Seja por exemplo aquela senhora que caíra do trator enquanto lavrava o campo. Quando chegámos ainda estava viva. Quando arrancámos estava-se a ir. E quando chegámos ao hospital, foi-se mesmo de vez – talvez ter com o Pedrito. Com a maca nas nossas mãos, passámos em frente às pessoas que estavam nas urgências, ora esperando ser atendidas, ora esperando por familiares serem atendidos, e entrámos de rompante. Os médicos vieram logo em socorro. Ainda em cima da maca, fizeram os médicos todos os esforços para trazê-la da morte, usando o desfibrilador. Choque atrás de choque a mulher insistiu ficar na morte. Só ouvi a médica dizer para a enfermeira que eram tais e tais horas. Mais uma!
Quando comecei nas corridas conheci a Felisbela. Também corria. Passámos a treinar juntos. A Felisbela tinha um coração enorme, por isso me apaixonei por ela. Mas um dia parou-lhe.
Fazia eu o meu percurso habitual de treinos quando a vi passar por mim. Ia sozinha. Não era habitual ver uma mulher correr. Aliás, nunca tinha visto sequer. Nesse dia, não disse nada. No dia seguinte, tornei a vê-la, mas envergonhado nada disse. Andei uma semana para lhe falar e não lhe falei. Eis que quando me decido a falar, Felisbela se abeira de mim e me pergunta, com um sorriso na cara tão belo quanto os vedas, se pode fazer-me companhia. Anuí. Mais a mais porque treinava sozinho e companhia era sempre bem-vinda. E sendo Felisbela, melhor ainda. Dois meses depois estávamos a namorar.

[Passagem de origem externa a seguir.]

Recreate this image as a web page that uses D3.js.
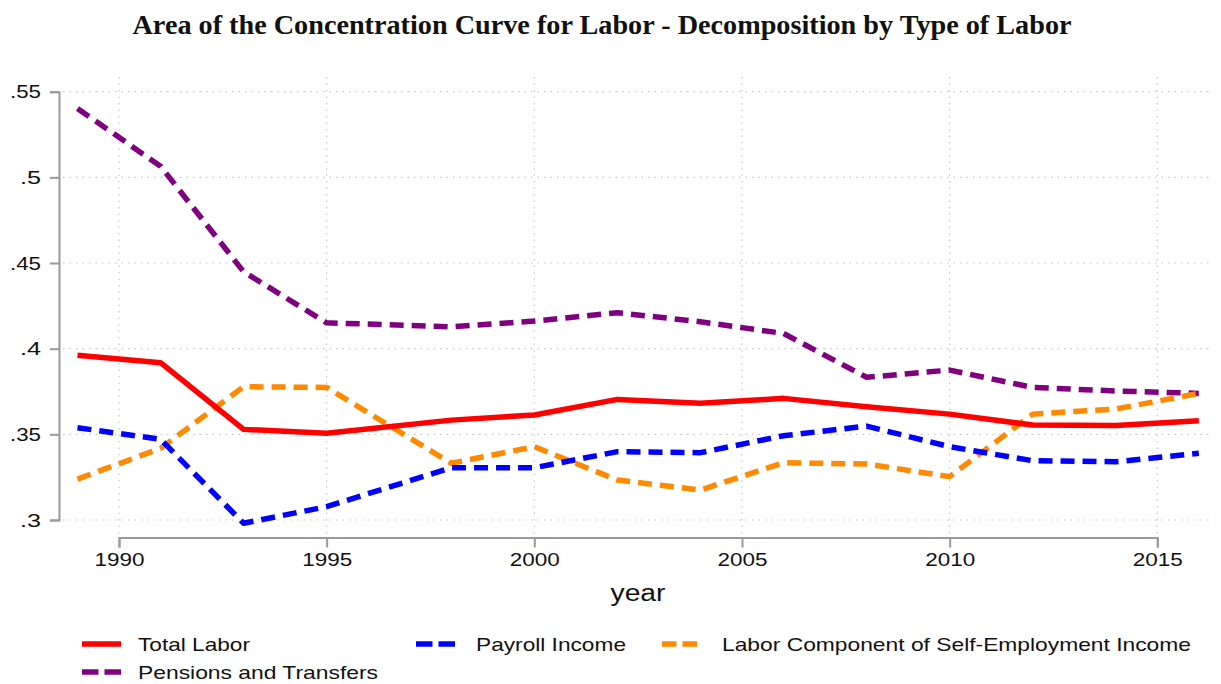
<!DOCTYPE html>
<html>
<head>
<meta charset="utf-8">
<script src="https://cdn.jsdelivr.net/npm/d3@7"></script>
<style>
  body { margin: 0; background: #fff; }
  text { font-family: "Liberation Sans", Arial, sans-serif; fill: #111; }
</style>
</head>
<body>
<script>
// data
var years = [1989, 1991, 1993, 1995, 1998, 2000, 2002, 2004, 2006, 2008, 2010, 2012, 2014, 2016];
var totalLabor = [0.3961, 0.3918, 0.3529, 0.3506, 0.3583, 0.3613, 0.3704, 0.3681, 0.3710, 0.3661, 0.3618, 0.3554, 0.3552, 0.3579];
var payroll = [0.3539, 0.3471, 0.2981, 0.3078, 0.3305, 0.3305, 0.3399, 0.3393, 0.3492, 0.3548, 0.3428, 0.3346, 0.3340, 0.3389];
var selfEmp = [0.3239, 0.3418, 0.3778, 0.3774, 0.3331, 0.3428, 0.3233, 0.3175, 0.3334, 0.3327, 0.3253, 0.3618, 0.3648, 0.3739];
var pensions = [0.5402, 0.5065, 0.4449, 0.4151, 0.4128, 0.4161, 0.4210, 0.4157, 0.4089, 0.3833, 0.3875, 0.3774, 0.3753, 0.3739];

var xTicks = [1990, 1995, 2000, 2005, 2010, 2015];
var yTicks = [0.3, 0.35, 0.4, 0.45, 0.5, 0.55];
var yTickLabels = [".3", ".35", ".4", ".45", ".5", ".55"];

var width = 1221, height = 684;

var series = [
  {name: "Total Labor", values: totalLabor, color: "#ff0000", dash: null},
  {name: "Payroll Income", values: payroll, color: "#0000ff", dash: "14,8"},
  {name: "Labor Component of Self-Employment Income", values: selfEmp, color: "#ff8a00", dash: "14,8"},
  {name: "Pensions and Transfers", values: pensions, color: "#800080", dash: "14,8"}
];

var svg = d3.select("body").append("svg")
    .attr("width", width)
    .attr("height", height);

var x = d3.scaleLinear().domain([1990, 2015]).range([119, 1157.3]);
var y = d3.scaleLinear().domain([0.3, 0.55]).range([520, 91.7]);

// title
svg.append("text")
    .attr("x", 602).attr("y", 34)
    .attr("text-anchor", "middle")
    .style("font-family", "'Liberation Serif', 'Times New Roman', serif")
    .style("font-weight", "bold")
    .style("font-size", "27px")
    .attr("textLength", 939)
    .attr("lengthAdjust", "spacingAndGlyphs")
    .text("Area of the Concentration Curve for Labor - Decomposition by Type of Labor");

// grid
var grid = svg.append("g").attr("class", "grid");
grid.selectAll("line.h").data(yTicks).enter().append("line")
    .attr("x1", 63).attr("x2", 1213)
    .attr("y1", d => y(d)).attr("y2", d => y(d))
    .attr("stroke", "#c8c8c8").attr("stroke-width", 1.2)
    .attr("stroke-dasharray", "1.5,5");
grid.selectAll("line.v").data(xTicks).enter().append("line")
    .attr("y1", 77).attr("y2", 537)
    .attr("x1", d => x(d)).attr("x2", d => x(d))
    .attr("stroke", "#c8c8c8").attr("stroke-width", 1.2)
    .attr("stroke-dasharray", "1.5,5");

// axes
var yAxis = d3.axisLeft(y)
    .tickValues(yTicks)
    .tickFormat((d, i) => yTickLabels[i])
    .tickSizeOuter(0)
    .tickSize(9)
    .tickPadding(9);
var gy = svg.append("g").attr("transform", "translate(59,0)").call(yAxis);

var xAxis = d3.axisBottom(x)
    .tickValues(xTicks)
    .tickFormat(d3.format("d"))
    .tickSizeOuter(0)
    .tickSize(10)
    .tickPadding(5);
var gx = svg.append("g").attr("transform", "translate(0,537.5)").call(xAxis);

[gx, gy].forEach(function (g) {
  g.select(".domain").attr("stroke", "#9a9a9a").attr("stroke-width", 2);
  g.selectAll(".tick line").attr("stroke", "#9a9a9a").attr("stroke-width", 2);
  g.selectAll(".tick text").style("font-size", "19px").attr("fill", "#111");
});
gx.selectAll(".tick text")
    .attr("textLength", 50)
    .attr("lengthAdjust", "spacingAndGlyphs");
gy.selectAll(".tick text")
    .attr("textLength", (d, i) => yTickLabels[i].length > 2 ? 31 : 21)
    .attr("lengthAdjust", "spacingAndGlyphs");

svg.append("text")
    .attr("x", 638).attr("y", 601)
    .attr("text-anchor", "middle")
    .style("font-size", "23px")
    .attr("textLength", 55)
    .attr("lengthAdjust", "spacingAndGlyphs")
    .text("year");

// lines
var line = d3.line()
    .x((d, i) => x(years[i]))
    .y(d => y(d));

svg.append("g").selectAll("path").data(series.slice().reverse()).enter().append("path")
    .attr("d", d => line(d.values))
    .attr("fill", "none")
    .attr("stroke", d => d.color)
    .attr("stroke-width", 5.5)
    .attr("stroke-dasharray", d => d.dash)
    .attr("stroke-linejoin", "round");

// legend
var legendPos = [
  {kx: 82, kw: 39, tx: 138, tl: 112, y: 644},
  {kx: 416, kw: 39, tx: 476, tl: 150, y: 644},
  {kx: 662, kw: 35, tx: 722, tl: 469, y: 644},
  {kx: 82, kw: 39, tx: 138, tl: 240, y: 672}
];
var legend = svg.append("g");
series.forEach(function (s, i) {
  var p = legendPos[i];
  legend.append("line")
      .attr("x1", p.kx).attr("x2", p.kx + p.kw)
      .attr("y1", p.y).attr("y2", p.y)
      .attr("stroke", s.color)
      .attr("stroke-width", 5.5)
      .attr("stroke-dasharray", s.dash ? (p.kw / 2 - 3) + ",6" : null);
  legend.append("text")
      .attr("x", p.tx).attr("y", p.y)
      .attr("dy", "0.35em")
      .style("font-size", "19px")
      .attr("textLength", p.tl)
      .attr("lengthAdjust", "spacingAndGlyphs")
      .text(s.name);
});
</script>
</body>
</html>
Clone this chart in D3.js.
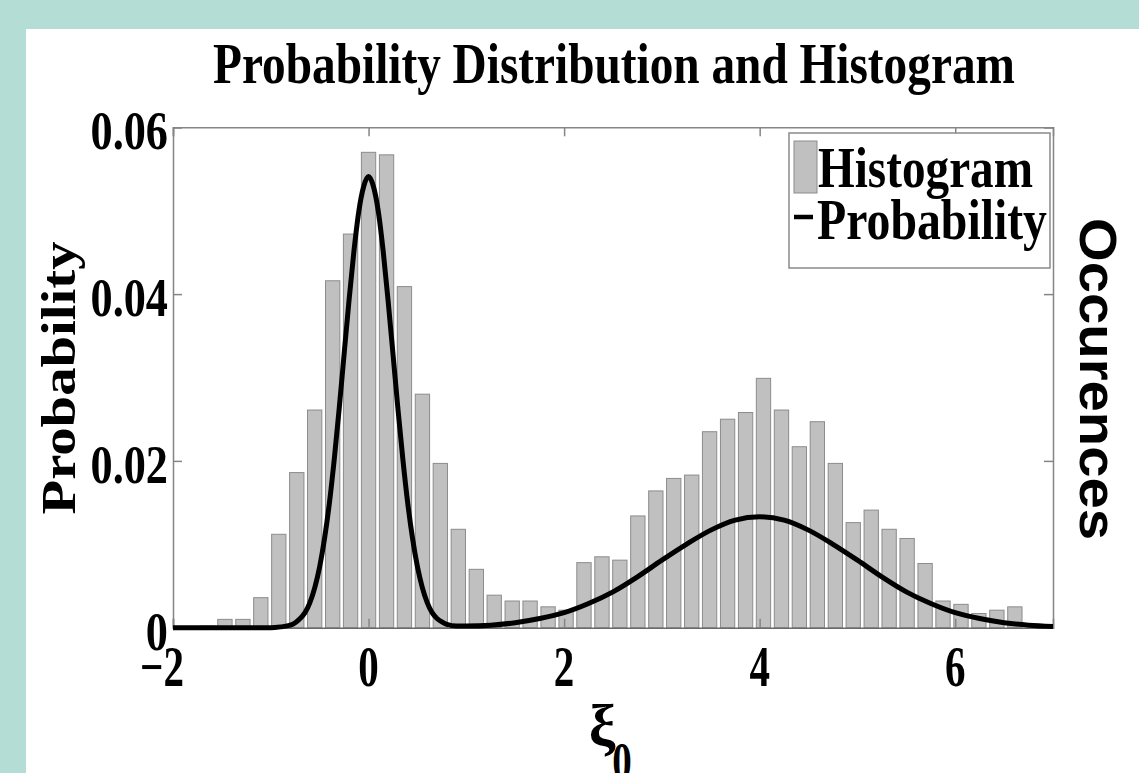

A nossa primeira corrida juntos  tivera dez quilómetros. Era numa das cidades vizinhas. Eu fiquei em vigésimo quinto. Ela em décima nona. Nos respetivos géneros.
Num dos nossos treinos conjuntos, certo dia, combináramos fazer uma meia-maratona, mas em ritmo de competição. Acordáramos que treinaríamos para ela e que a segunda do calendário competitivo a correríamos. Até hoje Felisbela ainda a está a correr.
Desde esse dia, abandonei as corridas. Nunca encontrara o Pedrito (e corri, corri, corri para encontrá-lo), e perdera, ainda, Felisbela.

Como bombeiro que sou, e mau grado as mortes que vi, tive a felicidade de nunca ter visto colegas meus morrerem em incêndios, como quase todos os anos morrem colegas nossos. Nunca gostei muito de combater incêndios. É apavorante ver as labaredas amarelo-torrados defronte a nós. Mesmo com a agulheta na mão, elas intimidam-nos. O calor deixa-nos sem pensar. O melhor, e muitas vezes o pensei, é fugir. Fugir para longe dali. Mas nunca fugi. Sempre achei que era especial, e que a minha especialidade era defrontar a morte. Via-a vezes suficientes para não temê-la. Não a temo. Ela vem, chega devagar, a chama lenta inicia primeiro por amarrar-se às botas, depois vai subindo pelas calças, sinto o calor trespassar o meu corpo, o cheiro a queimado, a carne queimada, mas não a temo. Enfrento-a como a enfrentei toda a minha vida. Ei-la aqui: em mim. Chegou. Finalmente vou encontrar-me com o Pedrito.